Method: To cook the lamb fillet, seal in a hot pan, then place it in a vacuum bag with garlic and rosemary. Sous vide at 57°C for 40 minutes. Remove from bag, pat dry and season with flaky salt.

WATERCRESS GNOCCHI
500g peeled potato
1 egg yolk
20g parmesan
250g flour
20g salt
100g wild watercress
50g spinach
250ml water

Method: Place watercress, spinach and water in a jug blender and blitz until smooth. Place mixture in a pot and bring up to 85°C to split the mix. Pass through a fine sieve to form a puree and discard the water. Place puree in fridge and quickly cool.
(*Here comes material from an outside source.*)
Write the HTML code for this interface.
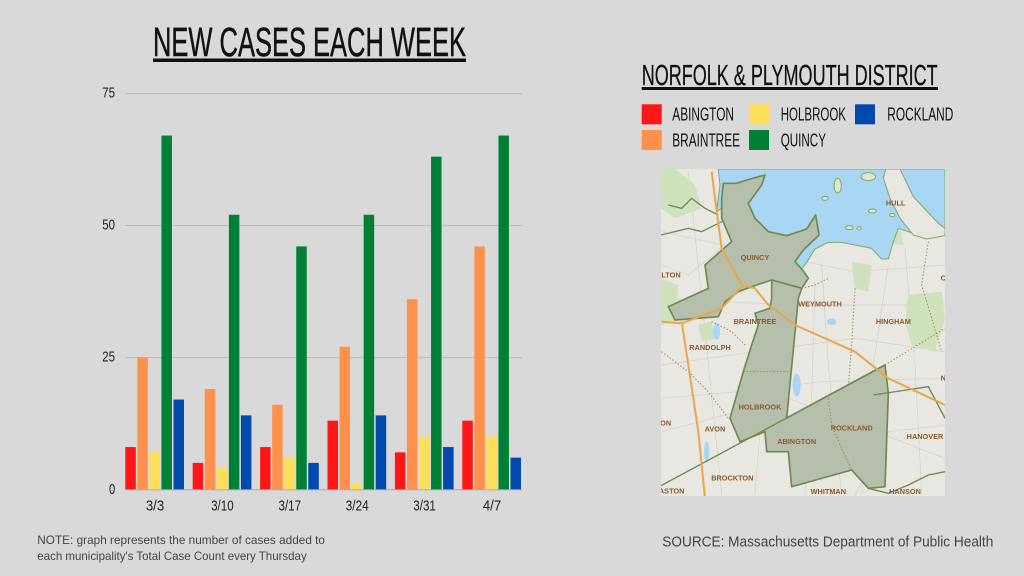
<!DOCTYPE html>
<html>
<head>
<meta charset="utf-8">
<style>
  html,body{margin:0;padding:0;background:#d9d9d9;}
  svg{display:block;}
  .cond{font-family:"Liberation Sans","DejaVu Sans",sans-serif;}
  .lbl{font-family:"Liberation Sans",sans-serif;font-weight:bold;fill:#8b5a2b;font-size:22px;}
</style>
</head>
<body>
<svg width="1024" height="576" viewBox="0 0 1024 576" xmlns="http://www.w3.org/2000/svg">
  <rect x="0" y="0" width="1024" height="576" fill="#d9d9d9"/>

  <!-- Title -->
  <text class="cond" x="153" y="56" font-size="41" fill="#111" stroke="#111" stroke-width="0.5" textLength="313" lengthAdjust="spacingAndGlyphs">NEW CASES EACH WEEK</text>
  <rect x="153" y="58.5" width="313" height="3.5" fill="#111"/>

  <!-- gridlines -->
  <g stroke="#bdbdbd" stroke-width="1">
    <line x1="125" y1="93.5" x2="522" y2="93.5"/>
    <line x1="125" y1="225.5" x2="522" y2="225.5"/>
    <line x1="125" y1="357.5" x2="522" y2="357.5"/>
  </g>
  <line x1="125" y1="489.8" x2="522" y2="489.8" stroke="#a8a8a8" stroke-width="1"/>

  <!-- y labels -->
  <g class="cond" font-size="15" fill="#222">
    <text x="102.3" y="97.3" textLength="12.7" lengthAdjust="spacingAndGlyphs">75</text>
    <text x="102.3" y="229.3" textLength="12.7" lengthAdjust="spacingAndGlyphs">50</text>
    <text x="102.3" y="361.3" textLength="12.7" lengthAdjust="spacingAndGlyphs">25</text>
    <text x="109" y="493.8" textLength="6.2" lengthAdjust="spacingAndGlyphs">0</text>
  </g>

  <!-- bars -->
  <g>
    <rect x="125.3" y="447.06" width="10.5" height="42.24" fill="#ff1616"/>
    <rect x="137.35" y="357.3" width="10.5" height="132" fill="#ff914d"/>
    <rect x="149.4" y="452.34" width="10.5" height="36.96" fill="#ffde59"/>
    <rect x="161.45" y="135.54" width="10.5" height="353.76" fill="#008037"/>
    <rect x="173.5" y="399.54" width="10.5" height="89.76" fill="#004aad"/>

    <rect x="192.7" y="462.9" width="10.5" height="26.4" fill="#ff1616"/>
    <rect x="204.75" y="388.98" width="10.5" height="100.32" fill="#ff914d"/>
    <rect x="216.8" y="468.18" width="10.5" height="21.12" fill="#ffde59"/>
    <rect x="228.85" y="214.74" width="10.5" height="274.56" fill="#008037"/>
    <rect x="240.9" y="415.38" width="10.5" height="73.92" fill="#004aad"/>

    <rect x="260.1" y="447.06" width="10.5" height="42.24" fill="#ff1616"/>
    <rect x="272.15" y="404.82" width="10.5" height="84.48" fill="#ff914d"/>
    <rect x="284.2" y="457.62" width="10.5" height="31.68" fill="#ffde59"/>
    <rect x="296.25" y="246.42" width="10.5" height="242.88" fill="#008037"/>
    <rect x="308.3" y="462.9" width="10.5" height="26.4" fill="#004aad"/>

    <rect x="327.5" y="420.66" width="10.5" height="68.64" fill="#ff1616"/>
    <rect x="339.55" y="346.74" width="10.5" height="142.56" fill="#ff914d"/>
    <rect x="351.6" y="484.02" width="10.5" height="5.28" fill="#ffde59"/>
    <rect x="363.65" y="214.74" width="10.5" height="274.56" fill="#008037"/>
    <rect x="375.7" y="415.38" width="10.5" height="73.92" fill="#004aad"/>

    <rect x="394.9" y="452.34" width="10.5" height="36.96" fill="#ff1616"/>
    <rect x="406.95" y="299.22" width="10.5" height="190.08" fill="#ff914d"/>
    <rect x="419.0" y="436.5" width="10.5" height="52.8" fill="#ffde59"/>
    <rect x="431.05" y="156.66" width="10.5" height="332.64" fill="#008037"/>
    <rect x="443.1" y="447.06" width="10.5" height="42.24" fill="#004aad"/>

    <rect x="462.3" y="420.66" width="10.5" height="68.64" fill="#ff1616"/>
    <rect x="474.35" y="246.42" width="10.5" height="242.88" fill="#ff914d"/>
    <rect x="486.4" y="436.5" width="10.5" height="52.8" fill="#ffde59"/>
    <rect x="498.45" y="135.54" width="10.5" height="353.76" fill="#008037"/>
    <rect x="510.5" y="457.62" width="10.5" height="31.68" fill="#004aad"/>
  </g>

  <!-- x labels -->
  <g class="cond" font-size="14.5" fill="#222" text-anchor="middle">
    <text x="155" y="510.3" textLength="18.3" lengthAdjust="spacingAndGlyphs">3/3</text>
    <text x="222.4" y="510.3" textLength="22.6" lengthAdjust="spacingAndGlyphs">3/10</text>
    <text x="289.8" y="510.3" textLength="22.6" lengthAdjust="spacingAndGlyphs">3/17</text>
    <text x="357.2" y="510.3" textLength="23.2" lengthAdjust="spacingAndGlyphs">3/24</text>
    <text x="424.6" y="510.3" textLength="22.6" lengthAdjust="spacingAndGlyphs">3/31</text>
    <text x="492" y="510.3" textLength="18.3" lengthAdjust="spacingAndGlyphs">4/7</text>
  </g>

  <!-- Note -->
  <g class="cond" font-size="11.8" fill="#444">
    <text x="37.3" y="544" textLength="287.7" lengthAdjust="spacingAndGlyphs">NOTE: graph represents the number of cases added to</text>
    <text x="37.3" y="560" textLength="269.4" lengthAdjust="spacingAndGlyphs">each municipality's Total Case Count every Thursday</text>
  </g>

  <!-- Source -->
  <text class="cond" x="662.3" y="546.7" font-size="14.5" fill="#444" textLength="331" lengthAdjust="spacingAndGlyphs">SOURCE: Massachusetts Department of Public Health</text>

  <!-- Legend title -->
  <text class="cond" x="641.7" y="85" font-size="29" fill="#111" stroke="#111" stroke-width="0.3" textLength="296" lengthAdjust="spacingAndGlyphs">NORFOLK &amp; PLYMOUTH DISTRICT</text>
  <rect x="641.7" y="87" width="296.3" height="3" fill="#111"/>

  <!-- Legend items -->
  <rect x="641.7" y="104.3" width="20" height="20" fill="#ff1616"/>
  <rect x="749" y="104.3" width="20" height="20" fill="#ffde59"/>
  <rect x="855" y="104.3" width="20" height="20" fill="#004aad"/>
  <rect x="641.7" y="130" width="20" height="20" fill="#ff914d"/>
  <rect x="749" y="130" width="20" height="20" fill="#008037"/>
  <g class="cond" font-size="18.5" fill="#111">
    <text x="672.3" y="120.7" textLength="61.7" lengthAdjust="spacingAndGlyphs">ABINGTON</text>
    <text x="780.7" y="120.7" textLength="65.3" lengthAdjust="spacingAndGlyphs">HOLBROOK</text>
    <text x="887.3" y="120.7" textLength="66" lengthAdjust="spacingAndGlyphs">ROCKLAND</text>
    <text x="672.3" y="146.6" textLength="67.7" lengthAdjust="spacingAndGlyphs">BRAINTREE</text>
    <text x="780.7" y="146.6" textLength="45.3" lengthAdjust="spacingAndGlyphs">QUINCY</text>
  </g>

  <!-- Map -->
  <svg x="655" y="165" width="295" height="335" viewBox="0 0 885 1005">
    <defs>
      <clipPath id="mc"><rect x="18" y="12" width="852" height="981"/></clipPath>
    </defs>
    <g clip-path="url(#mc)">
      <rect x="0" y="0" width="885" height="1005" fill="#e8e7e1"/>
      <!-- road texture -->
      <g stroke="#d0cfc9" stroke-width="2" fill="none">
        <path d="M20,200 L300,260 L600,320 L870,300"/>
        <path d="M20,600 L300,560 L600,520 L870,560"/>
        <path d="M100,20 L140,400 L200,990"/>
        <path d="M500,300 L520,600 L560,990"/>
        <path d="M750,250 L780,600 L800,990"/>
        <path d="M20,800 L400,700 L870,880"/>
        <path d="M20,400 L400,420 L870,420"/>
        <path d="M300,990 L330,600 L360,300"/>
        <path d="M620,990 L640,700 L700,300"/>
        <path d="M20,700 L250,680 L500,650 L870,640"/>
        <path d="M450,990 L470,700 L480,350"/>
        <path d="M20,300 L100,330 L200,250"/>
        <path d="M600,990 L700,800 L870,780"/>
      </g>
      <!-- parks -->
      <g fill="#cfe2bd">
        <polygon points="18,12 60,12 120,60 140,130 60,160 18,130"/>
        <polygon points="18,340 70,360 60,470 18,480"/>
        <polygon points="760,390 860,380 870,460 840,560 770,540 750,470"/>
        <polygon points="340,800 390,790 400,840 345,850"/>
        <polygon points="590,290 650,300 640,380 600,370"/>
        <polygon points="130,480 170,470 180,520 140,530"/>
        <polygon points="700,190 740,200 745,240 705,235"/>
      </g>
      <!-- small lakes -->
      <g fill="#a9d6f3">
        <ellipse cx="425" cy="660" rx="12" ry="35"/>
        <ellipse cx="185" cy="500" rx="10" ry="25"/>
        <ellipse cx="155" cy="860" rx="8" ry="30"/>
        <ellipse cx="530" cy="470" rx="14" ry="10"/>
      </g>

      <!-- Water -->
      <polygon fill="#a9d6f3" stroke="#86a666" stroke-width="3" stroke-linejoin="round"
        points="190,12 870,12 870,200 800,215 760,200 730,190 715,230 700,282 680,282 650,250 600,240 560,232 520,232 480,252 455,292 440,312 420,292 400,262 300,200 250,120 210,70 200,130 185,140 195,60"/>
      <!-- Hull strip -->
      <polygon fill="#e8e7e1" stroke="#86a666" stroke-width="3"
        points="692,12 735,12 775,95 850,175 870,190 870,212 815,222 775,210 735,160 705,100 685,40"/>

      <!-- Shaded district -->
      <g fill="#b6bfac" stroke="#6f8a4f" stroke-width="5" stroke-linejoin="round">
        <polygon points="205,55 245,55 275,45 300,38 330,30 320,60 280,115 300,160 340,200 395,212 455,192 482,150 492,210 445,255 420,290 445,318 460,340 440,370 350,345 290,365 250,380 210,410 190,455 60,465 40,425 160,370 150,300 230,230 200,160 200,100"/>
        <polygon points="350,345 440,370 430,400 395,759 690,600 700,685 690,965 640,970 590,915 410,965 400,860 335,860 330,800 255,830 225,760 265,620 290,540 310,480 300,445 345,430 350,400"/>
      </g>

      <!-- islands -->
      <g fill="#dfe6d2" stroke="#86a666" stroke-width="3">
        <ellipse cx="548" cy="62" rx="11" ry="22"/>
        <ellipse cx="652" cy="138" rx="12" ry="6"/>
        <ellipse cx="583" cy="188" rx="12" ry="6"/>
        <ellipse cx="612" cy="190" rx="6" ry="5"/>
        <ellipse cx="712" cy="150" rx="8" ry="5"/>
        <ellipse cx="510" cy="100" rx="10" ry="6"/>
        <ellipse cx="640" cy="35" rx="22" ry="12"/>
      </g>

      <!-- boundary lines -->
      <g stroke="#6f8a4f" stroke-width="4" fill="none">
        <line x1="18" y1="962" x2="690" y2="600"/>
        <polyline points="655,690 820,665 870,760"/>
        <polyline points="640,970 700,985 760,960 820,930 870,920"/>
        <polyline points="18,210 100,190 140,200 200,170"/>
        <polyline points="40,120 80,130 110,100 150,130 190,150"/>
      </g>
      <g stroke="#a07e55" stroke-width="3" fill="none" stroke-dasharray="4,6">
        <polyline points="520,700 530,780 560,850 590,915"/>
        <line x1="265" y1="620" x2="400" y2="620"/>
        <line x1="690" y1="600" x2="870" y2="490"/>
        <polyline points="600,370 590,540 580,660"/>
        <polyline points="820,230 800,360 860,560"/>
        <polyline points="20,560 100,620 160,680 220,760"/>
        <polyline points="170,470 230,500 270,540"/>
        <polyline points="440,370 480,360 520,340"/>
      </g>

      <!-- orange roads -->
      <g stroke="#e8a84a" stroke-width="6" fill="none" stroke-linejoin="round">
        <polyline points="170,20 180,100 200,250 260,360 300,370 340,420 420,480 600,560 700,640 870,720"/>
        <polyline points="80,470 100,600 130,800 150,1000"/>
        <polyline points="20,470 80,475 200,430 260,365"/>
      </g>

      <!-- town labels -->
      <g class="lbl" text-anchor="middle">
        <text x="300" y="285">QUINCY</text>
        <text x="495" y="425">WEYMOUTH</text>
        <text x="715" y="477">HINGHAM</text>
        <text x="300" y="477">BRAINTREE</text>
        <text x="165" y="555">RANDOLPH</text>
        <text x="315" y="734">HOLBROOK</text>
        <text x="180" y="800">AVON</text>
        <text x="425" y="837">ABINGTON</text>
        <text x="590" y="797">ROCKLAND</text>
        <text x="810" y="822">HANOVER</text>
        <text x="232" y="947">BROCKTON</text>
        <text x="520" y="987">WHITMAN</text>
        <text x="750" y="987">HANSON</text>
        <text x="722" y="122">HULL</text>
        <text x="45" y="337">ILTON</text>
        <text x="32" y="782">ON</text>
        <text x="50" y="985">ASTON</text>
        <text x="865" y="347">C</text>
        <text x="865" y="647">N</text>
      </g>
    </g>
  </svg>
</svg>
</body>
</html>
Meanwhile, bring peeled potatoes to the boil in salted water and cook until tender. Strain off water and mash potatoes through a ricer. Cool mashed potatoes in the fridge. Once the mash is cold, mix in egg, parmesan and watercress puree to create a gnocchi mix. Roll gnocchi tightly in cling wrap and create an even cylinder. Poach in water at 90°C for 25 minutes, then place gnocchi cylinder into-ice cold water to stop the cooking process and allow it to cool. Once cooled, remove from cling wrap and cut into even pieces.

CARROT PUREE
200g spring carrots
25g butter
½ zest of orange
1 cinnamon quill
2 cloves
Salt to taste

Method: Peel carrots and slice them into thin strips. Place in a pot with the spices and cover with water. Bring to the boil and cook the carrots until tender. Remove the cinnamon quill and cloves then blitz in a blender with butter.

PEA PESTO
100g defrosted green peas
25g roasted hazelnuts
20g parmesan
20ml good quality olive oil
Mint
Salt & Pepper to taste

Method: Add half the peas, all the nuts and parmesan to a blender and pulse a few times. Transfer into a bowl. Roughly chop the remaining peas and add them to the pureed pea mix. Mix in olive oil. Thinly slice mint leaves and add to the mix. Add salt and pepper to taste.

BROWN BUTTER CRUMB
100g salted butter
50g milk powder

Method: Dice the butter. Place in a stainless steel pot on high heat and cook until light brown. Add milk powder and cook for one minute, stirring continuously. Once milk powder is combined, pass it through a fine sieve and place it on a tray to cool down. Once cool, break up the crumb mix with a knife.